# START OF SOURCE EXCERPT

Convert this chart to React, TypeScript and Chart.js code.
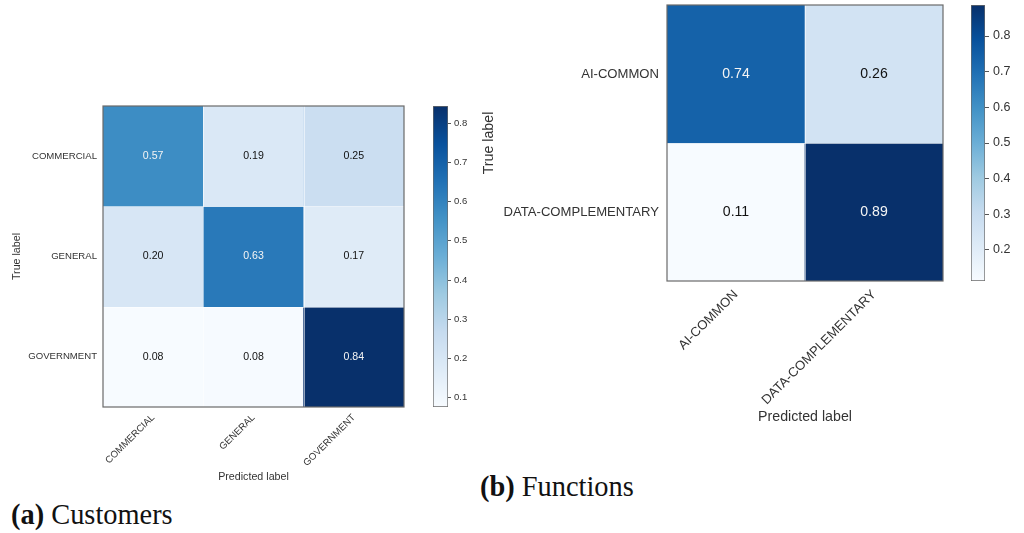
import React, { useEffect, useRef } from 'react';
import { Chart, registerables } from 'chart.js';

Chart.register(...registerables);

// ---------- data ----------
const customerLabels = ['COMMERCIAL', 'GENERAL', 'GOVERNMENT'];
const customerRow1 = [0.57, 0.19, 0.25];
const customerRow2 = [0.2, 0.63, 0.17];
const customerRow3 = [0.076, 0.08, 0.844];
const customerMatrix = [customerRow1, customerRow2, customerRow3];
const customerCbarTicks = [0.1, 0.2, 0.3, 0.4, 0.5, 0.6, 0.7, 0.8];

const functionLabels = ['AI-COMMON', 'DATA-COMPLEMENTARY'];
const functionRow1 = [0.74, 0.26];
const functionRow2 = [0.113, 0.887];
const functionMatrix = [functionRow1, functionRow2];
const functionCbarTicks = [0.2, 0.3, 0.4, 0.5, 0.6, 0.7, 0.8];

const xTitle = 'Predicted label';
const yTitle = 'True label';

// ---------- colour map (matplotlib Blues) ----------
const BLUES: [number, number, number][] = [
  [247, 251, 255],
  [222, 235, 247],
  [198, 219, 239],
  [158, 202, 225],
  [107, 174, 214],
  [66, 146, 198],
  [33, 113, 181],
  [8, 81, 156],
  [8, 48, 107],
];
function blues(t: number): string {
  const tt = Math.max(0, Math.min(1, t)) * (BLUES.length - 1);
  const i = Math.min(BLUES.length - 2, Math.floor(tt));
  const f = tt - i;
  const a = BLUES[i], b = BLUES[i + 1];
  const c = a.map((v, k) => Math.round(v + (b[k] - v) * f));
  return `rgb(${c[0]},${c[1]},${c[2]})`;
}

const FAMILY = '"Liberation Sans", Arial, Helvetica, sans-serif';
const TEXT = '#333333';

type Frame = { left: number; top: number; width: number; height: number };
type Area = { left: number; top: number; right: number; bottom: number };
type Fonts = { tick: number; value: number; title: number };

function zeroPad(s: any) {
  s.paddingLeft = 0;
  s.paddingRight = 0;
  s.paddingTop = 0;
  s.paddingBottom = 0;
}

function buildMatrixChart(
  canvas: HTMLCanvasElement,
  labels: string[],
  matrix: number[][],
  frame: Frame,
  area: Area,
  fs: Fonts,
  xTickPad: number,
  yTickPad: number,
  yTitleX: number,
  xTitleY: number
) {
  const n = labels.length;
  const flat = matrix.flat();
  const vmin = Math.min(...flat);
  const vmax = Math.max(...flat);
  const thresh = (vmin + vmax) / 2;
  const lh = fs.title * 1.2;
  const yW = area.left - frame.left;
  const xH = xTitleY - area.bottom + lh / 2;
  const padTop = area.top - frame.top;
  const padRight = frame.left + frame.width - area.right;
  const padBottom = frame.top + frame.height - area.bottom - xH;
  const yTitlePad = yTitleX - frame.left - lh / 2;

  const datasets = matrix.map((row, r) => ({
    data: row.map(() => [r - 0.5, r + 0.5]),
    backgroundColor: row.map((v) => blues((v - vmin) / (vmax - vmin))),
    borderWidth: 0,
    barPercentage: 1,
    categoryPercentage: 1,
    grouped: false,
  }));

  const cellPlugin = {
    id: 'cells',
    afterDatasetsDraw(chart: any) {
      const { ctx, chartArea } = chart;
      const x = chart.scales.x;
      const y = chart.scales.y;
      ctx.save();
      ctx.strokeStyle = 'rgba(255,255,255,0.55)';
      ctx.lineWidth = 1;
      for (let i = 1; i < n; i++) {
        const px = Math.round((x.getPixelForValue(i - 1) + x.getPixelForValue(i)) / 2) + 0.5;
        ctx.beginPath();
        ctx.moveTo(px, chartArea.top);
        ctx.lineTo(px, chartArea.bottom);
        ctx.stroke();
        const py = Math.round(y.getPixelForValue(i - 0.5)) + 0.5;
        ctx.beginPath();
        ctx.moveTo(chartArea.left, py);
        ctx.lineTo(chartArea.right, py);
        ctx.stroke();
      }
      ctx.font = `${fs.value}px ${FAMILY}`;
      ctx.textAlign = 'center';
      ctx.textBaseline = 'middle';
      chart.data.datasets.forEach((_ds: any, r: number) => {
        const meta = chart.getDatasetMeta(r);
        meta.data.forEach((el: any, c: number) => {
          const v = matrix[r][c];
          const p = el.getCenterPoint();
          ctx.fillStyle = v > thresh ? '#f4f4f4' : '#111111';
          ctx.fillText(v.toFixed(2), p.x, p.y);
        });
      });
      ctx.strokeStyle = '#6a6a6a';
      ctx.lineWidth = 1.2;
      ctx.strokeRect(chartArea.left, chartArea.top, chartArea.width, chartArea.height);
      ctx.restore();
    },
  };

  return new Chart(canvas, {
    type: 'bar',
    data: { labels, datasets: datasets as any },
    plugins: [cellPlugin],
    options: {
      animation: false,
      responsive: false,
      maintainAspectRatio: false,
      events: [],
      layout: { padding: { left: 0, top: padTop, right: padRight, bottom: padBottom } },
      plugins: { legend: { display: false }, tooltip: { enabled: false } },
      scales: {
        x: {
          type: 'category',
          offset: true,
          grid: { display: false, drawTicks: false },
          border: { display: false },
          ticks: {
            autoSkip: false,
            minRotation: 45,
            maxRotation: 45,
            padding: xTickPad,
            color: TEXT,
            font: { size: fs.tick, family: FAMILY },
          },
          title: {
            display: true,
            text: xTitle,
            color: TEXT,
            padding: { top: 0, bottom: 0 },
            font: { size: fs.title, family: FAMILY, lineHeight: 1.2 },
          },
          afterFit: (s: any) => {
            s.height = xH;
            zeroPad(s);
          },
        },
        y: {
          type: 'linear',
          min: -0.5,
          max: n - 0.5,
          reverse: true,
          afterBuildTicks: (s: any) => {
            s.ticks = labels.map((_l, i) => ({ value: i }));
          },
          grid: { display: false, drawTicks: false },
          border: { display: false },
          ticks: {
            padding: yTickPad,
            color: TEXT,
            font: { size: fs.tick, family: FAMILY },
            callback: (v: any) => labels[v as number],
          },
          title: {
            display: true,
            text: yTitle,
            color: TEXT,
            padding: { top: yTitlePad, bottom: 0 },
            font: { size: fs.title, family: FAMILY, lineHeight: 1.2 },
          },
          afterFit: (s: any) => {
            s.width = yW;
            zeroPad(s);
          },
        },
      } as any,
    },
  });
}

function buildColorbar(
  canvas: HTMLCanvasElement,
  matrix: number[][],
  ticks: number[],
  frame: Frame,
  area: Area,
  fontSize: number,
  tickLen: number,
  tickPad: number
) {
  const flat = matrix.flat();
  const vmin = Math.min(...flat);
  const vmax = Math.max(...flat);
  const padLeft = area.left - frame.left;
  const padTop = area.top - frame.top;
  const padBottom = frame.top + frame.height - area.bottom;
  const axisW = frame.left + frame.width - area.right;
  return new Chart(canvas, {
    type: 'bar',
    data: {
      labels: [''],
      datasets: [
        {
          data: [[vmin, vmax]] as any,
          backgroundColor: (c: any) => {
            const chart = c.chart;
            const y = chart.scales.y;
            if (!chart.chartArea || !y) return blues(0.5);
            const g = chart.ctx.createLinearGradient(0, y.getPixelForValue(vmin), 0, y.getPixelForValue(vmax));
            BLUES.forEach((_b, i) => g.addColorStop(i / (BLUES.length - 1), blues(i / (BLUES.length - 1))));
            return g;
          },
          borderColor: '#6a6a6a',
          borderWidth: 1,
          borderSkipped: false,
          barPercentage: 1,
          categoryPercentage: 1,
        },
      ],
    },
    options: {
      animation: false,
      responsive: false,
      maintainAspectRatio: false,
      events: [],
      layout: { padding: { left: padLeft, top: padTop, right: 0, bottom: padBottom } },
      plugins: { legend: { display: false }, tooltip: { enabled: false } },
      scales: {
        x: { display: false },
        y: {
          position: 'right',
          min: vmin,
          max: vmax,
          afterBuildTicks: (s: any) => {
            s.ticks = ticks.map((v) => ({ value: v }));
          },
          grid: { drawOnChartArea: false, drawTicks: true, tickLength: tickLen, tickColor: '#555555' },
          border: { display: false },
          ticks: {
            padding: tickPad,
            color: TEXT,
            font: { size: fontSize, family: FAMILY },
            callback: (v: any) => Number(v).toFixed(1),
          },
          afterFit: (s: any) => {
            s.width = axisW;
            zeroPad(s);
          },
        },
      } as any,
    },
  });
}

const leftFrame: Frame = { left: 0, top: 90, width: 425, height: 400 };
const leftArea: Area = { left: 103, top: 106, right: 404, bottom: 407 };
const leftCbFrame: Frame = { left: 425, top: 90, width: 55, height: 400 };
const leftCbArea: Area = { left: 433, top: 106, right: 448, bottom: 407 };

const rightFrame: Frame = { left: 470, top: 0, width: 485, height: 440 };
const rightArea: Area = { left: 667, top: 5, right: 943, bottom: 281 };
const rightCbFrame: Frame = { left: 958, top: 0, width: 66, height: 300 };
const rightCbArea: Area = { left: 971, top: 5, right: 985, bottom: 281 };

function Canvas({ frame, setRef }: { frame: Frame; setRef: (c: HTMLCanvasElement | null) => void }) {
  return (
    <canvas
      ref={setRef}
      width={frame.width}
      height={frame.height}
      style={{ position: 'absolute', left: frame.left, top: frame.top, width: frame.width, height: frame.height, display: 'block' }}
    />
  );
}

export default function App() {
  const a = useRef<HTMLCanvasElement | null>(null);
  const b = useRef<HTMLCanvasElement | null>(null);
  const c = useRef<HTMLCanvasElement | null>(null);
  const d = useRef<HTMLCanvasElement | null>(null);

  useEffect(() => {
    const charts: Chart[] = [];
    if (a.current)
      charts.push(
        buildMatrixChart(a.current, customerLabels, customerMatrix, leftFrame, leftArea, { tick: 9.6, value: 10.6, title: 10.7 }, 5, 6, 17, 477)
      );
    if (b.current) charts.push(buildColorbar(b.current, customerMatrix, customerCbarTicks, leftCbFrame, leftCbArea, 9.5, 3, 3));
    if (c.current)
      charts.push(
        buildMatrixChart(c.current, functionLabels, functionMatrix, rightFrame, rightArea, { tick: 13.1, value: 14.1, title: 14.2 }, 6, 8, 489.5, 417)
      );
    if (d.current) charts.push(buildColorbar(d.current, functionMatrix, functionCbarTicks, rightCbFrame, rightCbArea, 12.5, 4, 4));
    return () => charts.forEach((ch) => ch.destroy());
  }, []);

  const caption: React.CSSProperties = {
    position: 'absolute',
    fontFamily: '"Liberation Serif", "Times New Roman", serif',
    fontSize: 28.4,
    lineHeight: '28px',
    color: '#111',
    whiteSpace: 'nowrap',
  };

  return (
    <div style={{ position: 'absolute', left: 0, top: 0, width: 1024, height: 533, background: '#fff', overflow: 'hidden' }}>
      <Canvas frame={leftFrame} setRef={(el) => (a.current = el)} />
      <Canvas frame={leftCbFrame} setRef={(el) => (b.current = el)} />
      <Canvas frame={rightFrame} setRef={(el) => (c.current = el)} />
      <Canvas frame={rightCbFrame} setRef={(el) => (d.current = el)} />
      <div style={{ ...caption, left: 11, top: 501 }}>
        <b>(a)</b> Customers
      </div>
      <div style={{ ...caption, left: 480, top: 473 }}>
        <b>(b)</b> Functions
      </div>
    </div>
  );
}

# END OF SOURCE EXCERPT

GOAL
Each line from the top of the material through the line containing "[0.1, 0.2, 0.3, 0.4, 0.5, 0.6, 0.7, 0.8];" should be reproduced exactly; please drop any images.

SOLUTION
Convert this chart to React, TypeScript and Chart.js code.
import React, { useEffect, useRef } from 'react';
import { Chart, registerables } from 'chart.js';

Chart.register(...registerables);

// ---------- data ----------
const customerLabels = ['COMMERCIAL', 'GENERAL', 'GOVERNMENT'];
const customerRow1 = [0.57, 0.19, 0.25];
const customerRow2 = [0.2, 0.63, 0.17];
const customerRow3 = [0.076, 0.08, 0.844];
const customerMatrix = [customerRow1, customerRow2, customerRow3];
const customerCbarTicks = [0.1, 0.2, 0.3, 0.4, 0.5, 0.6, 0.7, 0.8];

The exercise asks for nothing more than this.